2° From the page to the stage

Seeing that Bolaño himself appreciated variations and derived forms, brushing aside the notion of a definitive work of art, he would surely have relished in the adaptation of his novel into an opera. Commissioned by Garsington Opera, The Skating Rink is a collaborative work between British composer David Sawer and Canadian playwright Rory Mullarkey. 

Chris Andrews, the novel’s English translator perceives a combination of loyalty and freedom to Mullarkey’s script which highlights an apocalyptic strain.

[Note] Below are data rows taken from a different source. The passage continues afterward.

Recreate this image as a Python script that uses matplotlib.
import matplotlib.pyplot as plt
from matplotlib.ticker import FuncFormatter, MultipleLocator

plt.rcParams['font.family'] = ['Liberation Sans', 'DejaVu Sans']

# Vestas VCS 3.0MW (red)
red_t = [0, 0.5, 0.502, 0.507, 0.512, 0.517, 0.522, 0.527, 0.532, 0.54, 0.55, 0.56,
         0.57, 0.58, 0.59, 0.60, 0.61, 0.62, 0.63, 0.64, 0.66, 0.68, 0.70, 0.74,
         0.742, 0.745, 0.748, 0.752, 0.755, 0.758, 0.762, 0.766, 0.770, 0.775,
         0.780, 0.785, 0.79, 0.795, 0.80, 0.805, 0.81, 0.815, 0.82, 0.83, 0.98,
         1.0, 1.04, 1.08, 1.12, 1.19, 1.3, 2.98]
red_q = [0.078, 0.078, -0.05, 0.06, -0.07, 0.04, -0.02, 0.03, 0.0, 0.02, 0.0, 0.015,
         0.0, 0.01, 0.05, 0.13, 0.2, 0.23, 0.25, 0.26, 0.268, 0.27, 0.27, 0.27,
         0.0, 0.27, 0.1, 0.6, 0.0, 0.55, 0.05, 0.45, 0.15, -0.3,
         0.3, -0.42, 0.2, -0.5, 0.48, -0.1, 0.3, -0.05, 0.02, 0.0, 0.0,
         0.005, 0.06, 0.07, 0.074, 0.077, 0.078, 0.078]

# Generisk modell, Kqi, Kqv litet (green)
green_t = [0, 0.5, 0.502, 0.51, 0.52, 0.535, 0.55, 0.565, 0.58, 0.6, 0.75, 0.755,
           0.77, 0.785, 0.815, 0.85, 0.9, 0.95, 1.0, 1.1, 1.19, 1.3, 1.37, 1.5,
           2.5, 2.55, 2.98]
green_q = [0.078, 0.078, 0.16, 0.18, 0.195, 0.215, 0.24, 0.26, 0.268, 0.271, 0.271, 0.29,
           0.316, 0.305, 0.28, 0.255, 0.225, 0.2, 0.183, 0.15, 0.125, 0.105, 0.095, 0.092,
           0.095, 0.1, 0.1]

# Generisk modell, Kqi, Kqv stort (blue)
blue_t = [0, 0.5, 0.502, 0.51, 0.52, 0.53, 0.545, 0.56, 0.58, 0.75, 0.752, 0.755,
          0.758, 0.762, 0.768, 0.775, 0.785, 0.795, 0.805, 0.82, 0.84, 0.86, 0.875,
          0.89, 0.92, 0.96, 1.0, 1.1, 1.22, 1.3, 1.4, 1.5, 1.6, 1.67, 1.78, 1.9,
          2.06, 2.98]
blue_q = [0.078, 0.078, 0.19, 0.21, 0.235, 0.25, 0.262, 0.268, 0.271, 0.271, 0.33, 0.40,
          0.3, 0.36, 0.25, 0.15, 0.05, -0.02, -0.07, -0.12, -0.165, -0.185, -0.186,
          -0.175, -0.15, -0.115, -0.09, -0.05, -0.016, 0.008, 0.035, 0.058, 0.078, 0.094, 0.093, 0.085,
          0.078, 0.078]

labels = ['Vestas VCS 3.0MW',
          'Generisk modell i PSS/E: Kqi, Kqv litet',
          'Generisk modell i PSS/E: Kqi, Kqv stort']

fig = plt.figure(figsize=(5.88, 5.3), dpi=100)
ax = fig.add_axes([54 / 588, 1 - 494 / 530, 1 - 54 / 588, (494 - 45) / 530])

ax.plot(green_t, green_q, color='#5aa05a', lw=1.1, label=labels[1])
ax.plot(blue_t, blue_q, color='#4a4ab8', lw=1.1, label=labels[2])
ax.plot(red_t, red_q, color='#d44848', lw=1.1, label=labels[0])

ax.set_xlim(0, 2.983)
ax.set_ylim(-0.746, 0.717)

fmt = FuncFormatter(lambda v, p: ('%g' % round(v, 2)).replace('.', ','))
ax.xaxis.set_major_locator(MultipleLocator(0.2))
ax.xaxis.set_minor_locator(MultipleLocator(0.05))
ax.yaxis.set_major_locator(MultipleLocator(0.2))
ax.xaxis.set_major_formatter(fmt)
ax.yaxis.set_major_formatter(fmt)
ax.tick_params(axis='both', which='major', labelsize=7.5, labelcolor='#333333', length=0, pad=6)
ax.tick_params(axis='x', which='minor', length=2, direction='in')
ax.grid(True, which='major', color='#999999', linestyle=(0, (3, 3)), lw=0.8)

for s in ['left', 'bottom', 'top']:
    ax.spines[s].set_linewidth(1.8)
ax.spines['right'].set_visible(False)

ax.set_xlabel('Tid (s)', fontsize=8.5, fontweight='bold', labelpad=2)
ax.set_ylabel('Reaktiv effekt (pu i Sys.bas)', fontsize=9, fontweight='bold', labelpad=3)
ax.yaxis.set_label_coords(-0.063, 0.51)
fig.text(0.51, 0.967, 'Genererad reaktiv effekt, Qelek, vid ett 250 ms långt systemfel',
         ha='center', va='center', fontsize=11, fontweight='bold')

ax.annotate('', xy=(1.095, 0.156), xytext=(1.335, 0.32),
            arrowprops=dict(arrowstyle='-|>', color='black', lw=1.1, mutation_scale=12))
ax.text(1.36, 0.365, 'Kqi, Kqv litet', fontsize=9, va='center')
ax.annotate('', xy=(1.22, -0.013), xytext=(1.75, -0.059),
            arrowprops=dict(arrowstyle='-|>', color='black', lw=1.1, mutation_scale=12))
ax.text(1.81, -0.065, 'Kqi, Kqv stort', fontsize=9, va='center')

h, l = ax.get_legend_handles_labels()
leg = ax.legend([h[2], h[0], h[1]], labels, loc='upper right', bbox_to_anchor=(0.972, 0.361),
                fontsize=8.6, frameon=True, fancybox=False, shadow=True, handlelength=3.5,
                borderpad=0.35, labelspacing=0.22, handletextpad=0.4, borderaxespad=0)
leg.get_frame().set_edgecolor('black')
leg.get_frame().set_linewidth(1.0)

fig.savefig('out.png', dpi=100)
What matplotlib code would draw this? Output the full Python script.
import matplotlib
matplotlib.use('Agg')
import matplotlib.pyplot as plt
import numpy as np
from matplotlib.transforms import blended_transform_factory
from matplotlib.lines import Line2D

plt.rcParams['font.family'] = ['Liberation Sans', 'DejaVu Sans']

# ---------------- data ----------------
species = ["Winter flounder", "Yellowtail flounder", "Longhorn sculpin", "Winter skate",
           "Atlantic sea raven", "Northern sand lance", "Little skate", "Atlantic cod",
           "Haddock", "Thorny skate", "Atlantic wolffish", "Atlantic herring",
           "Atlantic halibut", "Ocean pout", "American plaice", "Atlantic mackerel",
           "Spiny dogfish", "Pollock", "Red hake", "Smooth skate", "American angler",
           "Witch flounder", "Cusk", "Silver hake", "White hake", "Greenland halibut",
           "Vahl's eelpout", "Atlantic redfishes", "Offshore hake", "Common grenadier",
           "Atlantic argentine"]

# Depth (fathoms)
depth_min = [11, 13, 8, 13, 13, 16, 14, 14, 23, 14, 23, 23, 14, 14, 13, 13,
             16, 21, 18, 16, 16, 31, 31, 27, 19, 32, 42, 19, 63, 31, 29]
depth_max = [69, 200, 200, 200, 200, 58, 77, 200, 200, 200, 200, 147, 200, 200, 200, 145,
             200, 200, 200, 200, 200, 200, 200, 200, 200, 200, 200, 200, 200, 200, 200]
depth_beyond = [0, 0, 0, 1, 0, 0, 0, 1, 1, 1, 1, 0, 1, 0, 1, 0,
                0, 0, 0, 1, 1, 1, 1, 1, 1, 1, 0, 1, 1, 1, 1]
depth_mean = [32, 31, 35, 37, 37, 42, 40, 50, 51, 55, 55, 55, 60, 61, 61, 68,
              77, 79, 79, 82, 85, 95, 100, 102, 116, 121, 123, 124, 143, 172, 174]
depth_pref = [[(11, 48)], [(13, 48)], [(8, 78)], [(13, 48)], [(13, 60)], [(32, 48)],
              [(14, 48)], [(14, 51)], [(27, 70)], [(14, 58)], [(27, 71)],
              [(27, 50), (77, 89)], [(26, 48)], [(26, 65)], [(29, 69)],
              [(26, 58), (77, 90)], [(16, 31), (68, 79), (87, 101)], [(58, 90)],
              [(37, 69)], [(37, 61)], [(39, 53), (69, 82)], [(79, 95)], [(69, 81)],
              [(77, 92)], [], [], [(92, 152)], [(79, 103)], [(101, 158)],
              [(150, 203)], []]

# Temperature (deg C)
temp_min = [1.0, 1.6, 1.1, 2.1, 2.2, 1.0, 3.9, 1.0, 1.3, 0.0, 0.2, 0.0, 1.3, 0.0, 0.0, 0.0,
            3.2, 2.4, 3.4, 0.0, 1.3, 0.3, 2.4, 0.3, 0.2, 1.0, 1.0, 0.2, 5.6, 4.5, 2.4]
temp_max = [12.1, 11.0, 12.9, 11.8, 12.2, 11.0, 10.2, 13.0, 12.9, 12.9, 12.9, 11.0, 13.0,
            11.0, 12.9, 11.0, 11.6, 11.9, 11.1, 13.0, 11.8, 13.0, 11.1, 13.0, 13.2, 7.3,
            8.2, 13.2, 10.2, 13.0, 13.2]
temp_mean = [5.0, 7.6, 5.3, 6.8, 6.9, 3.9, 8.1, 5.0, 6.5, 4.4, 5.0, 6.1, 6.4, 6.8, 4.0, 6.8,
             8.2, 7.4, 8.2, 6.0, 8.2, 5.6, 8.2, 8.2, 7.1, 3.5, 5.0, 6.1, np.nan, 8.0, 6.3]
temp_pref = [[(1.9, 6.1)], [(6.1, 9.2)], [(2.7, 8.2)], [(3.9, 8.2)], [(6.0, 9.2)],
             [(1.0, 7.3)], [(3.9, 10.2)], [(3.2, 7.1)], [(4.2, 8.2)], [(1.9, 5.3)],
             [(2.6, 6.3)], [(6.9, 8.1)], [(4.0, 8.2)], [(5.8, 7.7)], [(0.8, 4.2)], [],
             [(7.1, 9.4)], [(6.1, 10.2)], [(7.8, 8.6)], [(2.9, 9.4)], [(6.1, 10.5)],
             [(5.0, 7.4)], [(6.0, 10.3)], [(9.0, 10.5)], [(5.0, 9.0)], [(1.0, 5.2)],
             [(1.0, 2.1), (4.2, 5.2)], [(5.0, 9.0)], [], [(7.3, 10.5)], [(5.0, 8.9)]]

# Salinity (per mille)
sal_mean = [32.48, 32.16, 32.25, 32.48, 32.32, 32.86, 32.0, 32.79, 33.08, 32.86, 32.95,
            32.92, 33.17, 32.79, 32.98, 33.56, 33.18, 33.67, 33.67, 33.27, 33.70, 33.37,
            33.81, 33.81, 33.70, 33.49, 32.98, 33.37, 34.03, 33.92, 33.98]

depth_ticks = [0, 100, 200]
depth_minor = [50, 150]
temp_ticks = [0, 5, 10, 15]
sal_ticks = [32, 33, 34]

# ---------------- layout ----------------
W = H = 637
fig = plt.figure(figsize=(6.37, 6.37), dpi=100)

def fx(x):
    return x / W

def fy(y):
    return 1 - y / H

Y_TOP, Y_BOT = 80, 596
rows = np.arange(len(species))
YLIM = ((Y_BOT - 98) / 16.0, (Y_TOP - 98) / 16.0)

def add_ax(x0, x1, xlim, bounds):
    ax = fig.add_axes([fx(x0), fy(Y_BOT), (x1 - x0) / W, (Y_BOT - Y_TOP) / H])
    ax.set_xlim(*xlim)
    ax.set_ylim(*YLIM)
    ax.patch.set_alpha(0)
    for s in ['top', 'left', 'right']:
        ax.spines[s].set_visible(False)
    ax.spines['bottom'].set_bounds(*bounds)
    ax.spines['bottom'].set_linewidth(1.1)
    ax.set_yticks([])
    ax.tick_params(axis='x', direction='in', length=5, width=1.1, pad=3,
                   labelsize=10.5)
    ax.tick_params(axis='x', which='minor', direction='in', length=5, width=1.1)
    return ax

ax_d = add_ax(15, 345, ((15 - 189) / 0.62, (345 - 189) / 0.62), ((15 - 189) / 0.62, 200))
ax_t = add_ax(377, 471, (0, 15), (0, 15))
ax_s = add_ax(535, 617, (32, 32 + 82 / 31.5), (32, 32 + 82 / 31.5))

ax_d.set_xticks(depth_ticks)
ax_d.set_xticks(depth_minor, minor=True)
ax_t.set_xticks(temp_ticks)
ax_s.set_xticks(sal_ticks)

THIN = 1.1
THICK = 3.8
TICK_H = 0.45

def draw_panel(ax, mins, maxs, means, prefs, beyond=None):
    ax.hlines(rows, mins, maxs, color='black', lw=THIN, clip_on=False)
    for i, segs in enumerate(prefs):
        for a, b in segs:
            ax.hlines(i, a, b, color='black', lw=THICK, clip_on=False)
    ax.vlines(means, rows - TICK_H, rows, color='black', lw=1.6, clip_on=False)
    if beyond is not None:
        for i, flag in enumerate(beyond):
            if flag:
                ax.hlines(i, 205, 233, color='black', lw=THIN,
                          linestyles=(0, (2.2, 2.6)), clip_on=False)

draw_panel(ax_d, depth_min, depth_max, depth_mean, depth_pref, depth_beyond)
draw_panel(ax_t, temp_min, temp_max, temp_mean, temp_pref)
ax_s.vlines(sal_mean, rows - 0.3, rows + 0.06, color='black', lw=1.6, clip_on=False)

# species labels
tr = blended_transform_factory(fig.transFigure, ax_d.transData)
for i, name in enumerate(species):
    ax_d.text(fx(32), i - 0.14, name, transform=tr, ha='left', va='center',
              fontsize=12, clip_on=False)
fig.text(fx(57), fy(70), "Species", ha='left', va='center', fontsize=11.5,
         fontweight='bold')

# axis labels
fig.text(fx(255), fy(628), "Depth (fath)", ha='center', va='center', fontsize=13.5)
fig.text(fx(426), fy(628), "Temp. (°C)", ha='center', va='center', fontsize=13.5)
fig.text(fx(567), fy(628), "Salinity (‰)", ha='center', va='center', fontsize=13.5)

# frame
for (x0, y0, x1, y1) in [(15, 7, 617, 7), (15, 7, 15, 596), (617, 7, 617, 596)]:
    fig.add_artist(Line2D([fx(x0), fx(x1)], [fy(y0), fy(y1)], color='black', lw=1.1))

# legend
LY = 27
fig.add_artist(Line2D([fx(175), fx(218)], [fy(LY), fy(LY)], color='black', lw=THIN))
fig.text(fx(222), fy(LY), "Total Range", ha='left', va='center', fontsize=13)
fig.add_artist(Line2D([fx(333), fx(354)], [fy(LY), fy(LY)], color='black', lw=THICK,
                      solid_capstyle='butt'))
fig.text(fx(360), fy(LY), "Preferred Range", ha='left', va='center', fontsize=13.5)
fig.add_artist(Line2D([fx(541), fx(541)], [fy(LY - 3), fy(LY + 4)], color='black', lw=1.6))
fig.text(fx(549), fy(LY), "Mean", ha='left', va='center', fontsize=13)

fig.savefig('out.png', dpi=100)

Mirroring the novel’s multiple narrators revisiting the buildup to a central event, Mullarkey and Sawer offer one act to each. 

According to The Telegraph’s opera critic Rupert Christiansen, the result is ‘an intriguing experiment in neo-noir that pays off handsomely.’ It has, says Richard Morrison of The Times ‘all the twists and pace of a TV thriller, matched with music equally direct and striking.’ 

3° See and be seen

While it may not have jumped out to David Sawer right away to adapt The Skating Rink into an opera, translator Chris Andrews acknowledges that the novel is ‘metaphorically operatic in a number of ways, juxtaposing voices as well as points of view.’ The novel comprises theatrical episodes of characters watching and being watched.

One essential such scene is when Nuria, the figure skater, draws the brash civil servant Enric into the rink, spied on by Caridad, who is armed with a knife. She, in turn, is noticed by the night watchman Gaspar hiding among the packing cases. By bringing the story to the stage, another voyeuristic layer is added in the form of the audience.

4° Getting her skates on

The character of Nuria links the narrators’ storylines. She is the object of desire of two of them and yet her own aspirations remain rather vague. In Stewart Laing’s staging, she is portrayed twice, by the singer Lauren Zolezzi and by the skater Alice Poggio.

The 22-year old figure skater Poggio reflects on her first time performing on stage. ‘Nuria is struggling and trying to pull through and do her best. Having suffered my own injuries and setbacks I can definitely relate and hopefully, that will be perceived by the audience.’

5° Performing a world premiere

Putting on a never-before-seen work for the first time is an exhilarating and daunting undertaking at once. Lauren Zolezzi, who sings the part of Nuria, reflects ‘when you're creating a new piece, there is a level of tension, that perhaps doesn't exist in other works because you already know whether the public likes it or not.’ 

Luckily, the audience did take to the opera, strengthening Zolezzi’s commitment to open new horizons as to what the artform can be today. In performing a new commission, she continues ‘you don't have anyone's footsteps in which you can follow, so when you get that score for the first time, you're filled with the excitement but also like trepidation because you have to make this amazing.’